Among the early acts he worked with was the Kingston Trio and Paul Anka, with whom he was associated for several decades. Years later, when Mogull was president of United Artists and heard that Elvis’s death had caused fans to order hundreds of thousands of the King’s records on RCA, Mogull is reputed to have said, “Let’s shoot Paul Anka.” Mogull loved to finish the story with Mr. Anka calling him in the middle of the night to complain, only to be mollified by Mogull’s excuse, “Do you realize you were the only artist I could think of whose death would warrant those kind of sales? “Anka had a big hit at the time with “Havin’ My Baby.”


In the early 1960s, Mogull, then at Warner Bros., signed Bob Dylan to his first music publishing contract. When the contract ended, Mogull quit Warner and went into the music publishing business on his own, taking Dylan with him. In his office, Mogull kept a piano, and when he had it tuned, the tuner asked to audition his daughter, a songwriter.


In a recent interview on KPFK radio in Los Angeles, Mogull told the rest of the story of how he discovered Laura Nyro: “Next day, this little, short, unattractive girl comes up, and the first three songs she plays are ‘Wedding Bell Blues,’ ‘Stoney Inn,’ and then ‘When I Die.’ I almost fainted. I went crazy.” The three songs went on to become hits for the 5th Dimension, Barbra Streisand, and Blood Sweat and Tears, although most of Mogull’s contracts with Nyro became invalid when she turned out to be underage.


In 1968, Mogull had a brief brush with the law when he formed Tetragrammaton records with Bill Cosby and released John Lennon’s first solo album, “Two Virgins.” The record caused a sensation because it featured Lennon and wife Yoko Ono naked on the cover.

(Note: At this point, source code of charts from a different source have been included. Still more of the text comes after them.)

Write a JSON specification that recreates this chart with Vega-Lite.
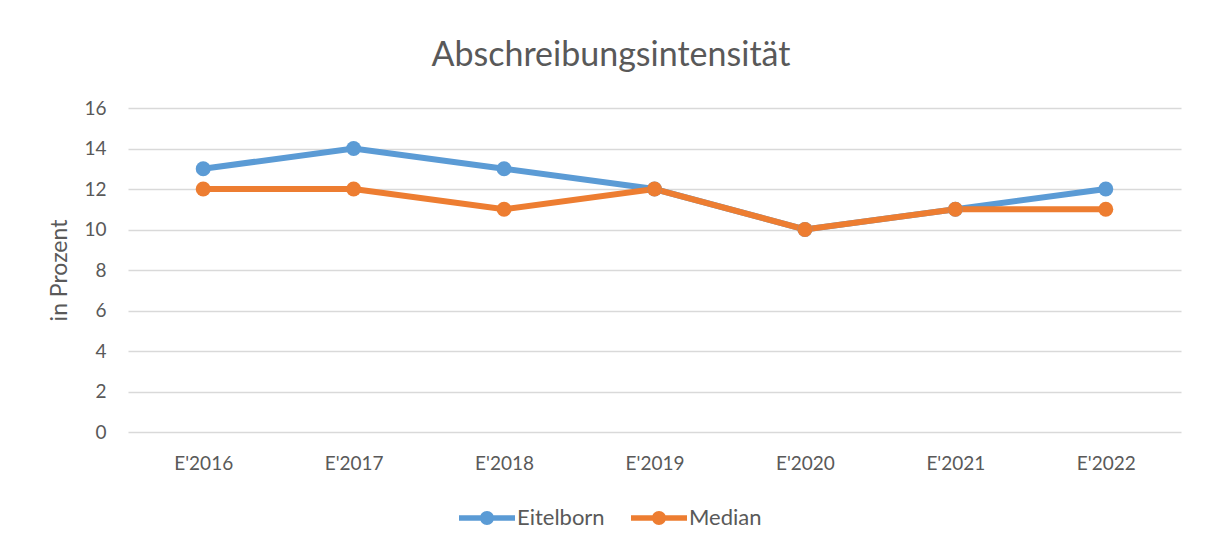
{
  "$schema": "https://vega.github.io/schema/vega-lite/v6.json",
  "autosize": "none",
  "width": 1053,
  "height": 324,
  "padding": {"left": 128, "top": 108, "right": 25, "bottom": 114},
  "background": "white",
  "config": {
    "font": "Lato",
    "view": {"stroke": null},
    "axis": {"labelColor": "#595959", "titleColor": "#595959", "labelFont": "Lato", "titleFont": "Lato"}
  },
  "title": {
    "text": "Abschreibungsintensität",
    "fontSize": 34,
    "font": "Lato",
    "fontWeight": "normal",
    "color": "#595959",
    "anchor": "middle",
    "frame": "bounds",
    "offset": 26,
    "dx": -4
  },
  "data": {
    "values": [
      {"Jahr": "E'2016", "Reihe": "Eitelborn", "Wert": 13},
      {"Jahr": "E'2017", "Reihe": "Eitelborn", "Wert": 14},
      {"Jahr": "E'2018", "Reihe": "Eitelborn", "Wert": 13},
      {"Jahr": "E'2019", "Reihe": "Eitelborn", "Wert": 12},
      {"Jahr": "E'2020", "Reihe": "Eitelborn", "Wert": 10},
      {"Jahr": "E'2021", "Reihe": "Eitelborn", "Wert": 11},
      {"Jahr": "E'2022", "Reihe": "Eitelborn", "Wert": 12},
      {"Jahr": "E'2016", "Reihe": "Median", "Wert": 12},
      {"Jahr": "E'2017", "Reihe": "Median", "Wert": 12},
      {"Jahr": "E'2018", "Reihe": "Median", "Wert": 11},
      {"Jahr": "E'2019", "Reihe": "Median", "Wert": 12},
      {"Jahr": "E'2020", "Reihe": "Median", "Wert": 10},
      {"Jahr": "E'2021", "Reihe": "Median", "Wert": 11},
      {"Jahr": "E'2022", "Reihe": "Median", "Wert": 11}
    ]
  },
  "encoding": {
    "x": {
      "field": "Jahr",
      "type": "ordinal",
      "scale": {"type": "point", "padding": 0.5},
      "axis": {
        "title": null,
        "labelAngle": 0,
        "labelFontSize": 19,
        "labelPadding": 22,
        "ticks": false,
        "domain": false,
        "grid": false
      }
    },
    "y": {
      "field": "Wert",
      "type": "quantitative",
      "scale": {"domain": [0, 16], "nice": false},
      "axis": {
        "title": "in Prozent",
        "titleFontSize": 23,
        "titleFontWeight": "normal",
        "titlePadding": 12,
        "values": [0, 2, 4, 6, 8, 10, 12, 14, 16],
        "labelFontSize": 19,
        "labelPadding": 22,
        "ticks": false,
        "domain": false,
        "gridColor": "#D9D9D9",
        "gridWidth": 1.5
      }
    },
    "color": {
      "field": "Reihe",
      "type": "nominal",
      "scale": {"domain": ["Eitelborn", "Median"], "range": ["#5B9BD5", "#ED7D31"]},
      "legend": {
        "title": null,
        "orient": "none",
        "direction": "horizontal",
        "legendX": 331,
        "legendY": 382,
        "symbolType": "M-1,-0.1 L1,-0.1 L1,0.1 L-1,0.1 Z M0.25,0 A0.25,0.25 0 1,1 -0.25,0 A0.25,0.25 0 1,1 0.25,0 Z",
        "symbolSize": 3136,
        "symbolStrokeWidth": 0,
        "labelFontSize": 22,
        "labelColor": "#595959",
        "labelOffset": 2,
        "columnPadding": 26
      }
    }
  },
  "layer": [
    {"mark": {"type": "line", "strokeWidth": 6}},
    {"mark": {"type": "point", "filled": true, "size": 225, "opacity": 1, "shape": "circle"}}
  ]
}
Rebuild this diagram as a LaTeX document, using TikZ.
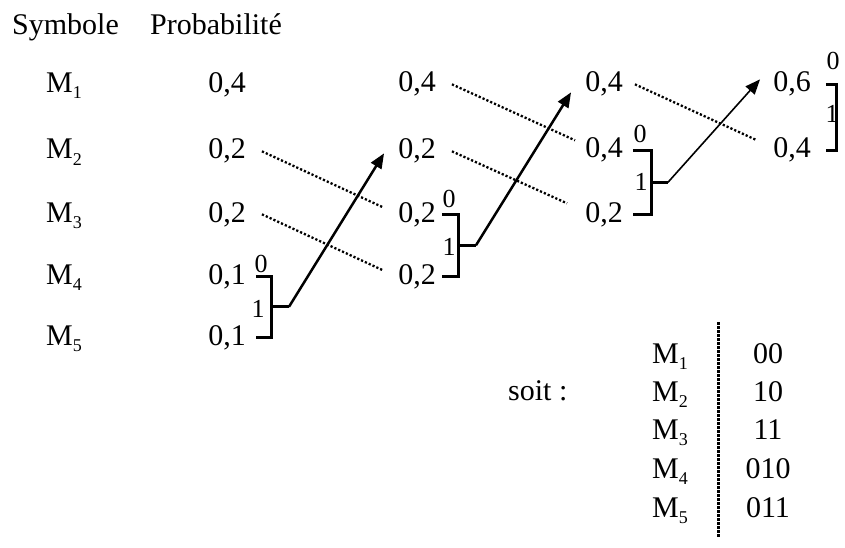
\documentclass[tikz,border=0pt]{standalone}
\usepackage{fontspec}
\setmainfont{Liberation Serif}
\usetikzlibrary{arrows.meta,calc}
\newcommand{\bigsz}{\fontsize{30}{36}\selectfont}
\newcommand{\smsz}{\fontsize{26}{30}\selectfont}
\newcommand{\Msub}[1]{M\raisebox{-6pt}{\fontsize{18}{18}\selectfont #1}}
\begin{document}
\begin{tikzpicture}[x=1pt,y=-1pt,
 txt/.style={font=\bigsz,inner sep=0pt,anchor=base},
 txtw/.style={font=\bigsz,inner sep=0pt,anchor=base west},
 lbl/.style={font=\smsz,inner sep=0pt,anchor=base},
 brk/.style={line width=3pt,line cap=butt,line join=miter},
 dotl/.style={line width=2.3pt,dash pattern=on 2.2pt off 2pt},
 arr/.style={line width=2.5pt,-{Triangle[length=15pt,width=12pt]}},
 arrthin/.style={line width=1.6pt,-{Triangle[length=15pt,width=12pt]}},
 codeline/.style={line width=3pt,dash pattern=on 2.5pt off 1.5pt}]
\useasboundingbox (0,0) rectangle (845,548);
% headers
\node[txtw] (hsym) at (12,35) {Symbole};
\node[txtw] (hprob) at (150,35) {Probabilité};
% symbols
\node[txtw] (m1) at (46,93) {\Msub{1}};
\node[txtw] (m2) at (46,159) {\Msub{2}};
\node[txtw] (m3) at (46,222) {\Msub{3}};
\node[txtw] (m4) at (46,284) {\Msub{4}};
\node[txtw] (m5) at (46,345) {\Msub{5}};
% column 1
\node[txt] (c1r1) at (227,93) {0,4};
\node[txt] (c1r2) at (227,159) {0,2};
\node[txt] (c1r3) at (227,222) {0,2};
\node[txt] (c1r4) at (227,284) {0,1};
\node[txt] (c1r5) at (227,345) {0,1};
% column 2
\node[txt] (c2r1) at (417,92) {0,4};
\node[txt] (c2r2) at (417,159) {0,2};
\node[txt] (c2r3) at (417,222) {0,2};
\node[txt] (c2r4) at (417,284) {0,2};
% column 3
\node[txt] (c3r1) at (604,92) {0,4};
\node[txt] (c3r2) at (604,158) {0,4};
\node[txt] (c3r3) at (604,222) {0,2};
% column 4
\node[txt] (c4r1) at (792,92) {0,6};
\node[txt] (c4r2) at (792,158) {0,4};
% dotted transfers
\draw[dotl] ([xshift=16pt]c1r2.east) -- ([xshift=-15pt,yshift=7pt]c2r3.west);
\draw[dotl] ([xshift=16pt]c1r3.east) -- ([xshift=-15pt,yshift=6pt]c2r4.west);
\draw[dotl] ([xshift=16pt]c2r1.east) -- ([xshift=-10pt,yshift=10pt]c3r2.west);
\draw[dotl] ([xshift=16pt]c2r2.east) -- ([xshift=-18pt,yshift=11pt]c3r3.west);
\draw[dotl] ([xshift=12pt]c3r1.east) -- ([xshift=-16pt,yshift=10pt]c4r2.west);
% bracket 1
\draw[brk] ([xshift=10pt]c1r4.east) -| ([xshift=26pt]c1r5.east) -- ([xshift=10pt]c1r5.east);
\coordinate (b1) at ($([xshift=26pt]c1r4.east)!0.5!([xshift=26pt]c1r5.east)$);
\draw[brk] (b1) -- ++(17,0) coordinate (s1);
\draw[arr] (s1) -- ([xshift=-14pt,yshift=-2pt]c2r2.west);
\node[lbl] (l10) at (261,272) {0};
\node[lbl] (l11) at (258,317) {1};
% bracket 2
\draw[brk] ([xshift=6pt]c2r3.east) -| ([xshift=23pt]c2r4.east) -- ([xshift=6pt]c2r4.east);
\coordinate (b2) at ($([xshift=23pt]c2r3.east)!0.5!([xshift=23pt]c2r4.east)$);
\draw[brk] (b2) -- ++(17,0) coordinate (s2);
\draw[arr] (s2) -- ([xshift=-14pt,yshift=-8pt]c3r1.west);
\node[lbl] (l20) at (449,207) {0};
\node[lbl] (l21) at (449,255) {1};
% bracket 3
\draw[brk] ([xshift=10pt]c3r2.east) -| ([xshift=29pt]c3r3.east) -- ([xshift=10pt]c3r3.east);
\coordinate (b3) at ($([xshift=29pt]c3r2.east)!0.5!([xshift=29pt]c3r3.east)$);
\draw[brk] (b3) -- ++(16,0) coordinate (s3);
\draw[arrthin] (s3) -- ([xshift=-13pt,yshift=5pt]c4r1.west);
\node[lbl] (l30) at (640,143) {0};
\node[lbl] (l31) at (641,190) {1};
% bracket 4
\draw[brk] ([xshift=15pt]c4r1.east) -| ([xshift=26pt]c4r2.east) -- ([xshift=15pt]c4r2.east);
\node[lbl] (l40) at (833,70) {0};
\node[lbl] (l41) at (832,123) {1};
% result table
\node[txtw] (soit) at (508,400) {soit :};
\node[txtw] (t1) at (652,363) {\Msub{1}};
\node[txtw] (t2) at (652,401) {\Msub{2}};
\node[txtw] (t3) at (652,439) {\Msub{3}};
\node[txtw] (t4) at (652,478) {\Msub{4}};
\node[txtw] (t5) at (652,517) {\Msub{5}};
\node[txt] (k1) at (768,363) {00};
\node[txt] (k2) at (768,401) {10};
\node[txt] (k3) at (768,439) {11};
\node[txt] (k4) at (768,478) {010};
\node[txt] (k5) at (768,517) {011};
\coordinate (vt) at (718,322);
\coordinate (vb) at (718,538);
\draw[codeline] (vt) -- (vb);
\end{tikzpicture}
\end{document}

Despite distributing the record in a brown sleeve, Mogull was sued, and in some localities the record was seized and even burned. The album was a commercial failure; more than one critic thought that the record itself and not just the sleeve should have been burned. The label folded.


In the early 1970s, Mogull worked for Capital, where he was the first to sign Helen Reddy, and MCA, where he acquired the rights to the “That’s Entertainment” soundtrack. In 1976, he was named president of United Artists, and two years later, in partnership with Jerry Rubinstein, a former chairman of ABC Records, he purchased the company. At UA, Mogull oversaw releases by Electric Light Orchestra and country music acts like Kenny Rogers and Crystal Gayle, along with the soundtrack to “Rocky.” Mogull in 1979 sold UA to EMI (which had financed the initial deal) and returned to being an independent A &R man.


Mogull was renowned for acting impulsively, and occasionally he scored a success this way. Supposedly, he signed Hootie and the Blowfish without even hearing a demo tape – he just liked the name. Hootie and the Blowfish was to be his last major acquisition, although he continued to work in the music business, founding JRS Records in the early 1990s and Insane Records last year.


Mogull was known to embroider a good story.


“Artie was a little mendacious,” said Robert Nathan, who worked as Mogull’s lawyer for several years. “He would say, ‘It makes a better story my way.’ It was large grains of salt with Artie.”


Arthur Mogull


Born March 27, 1927, at Mount Vernon, N.Y.; died November 25 of heart failure at his home in Beverly Hills, Calif.; survived by his daughters, Andrea Anker, Cathy Mogull Simons, and Alison Ostrin, four grandsons, and his brother, Peter.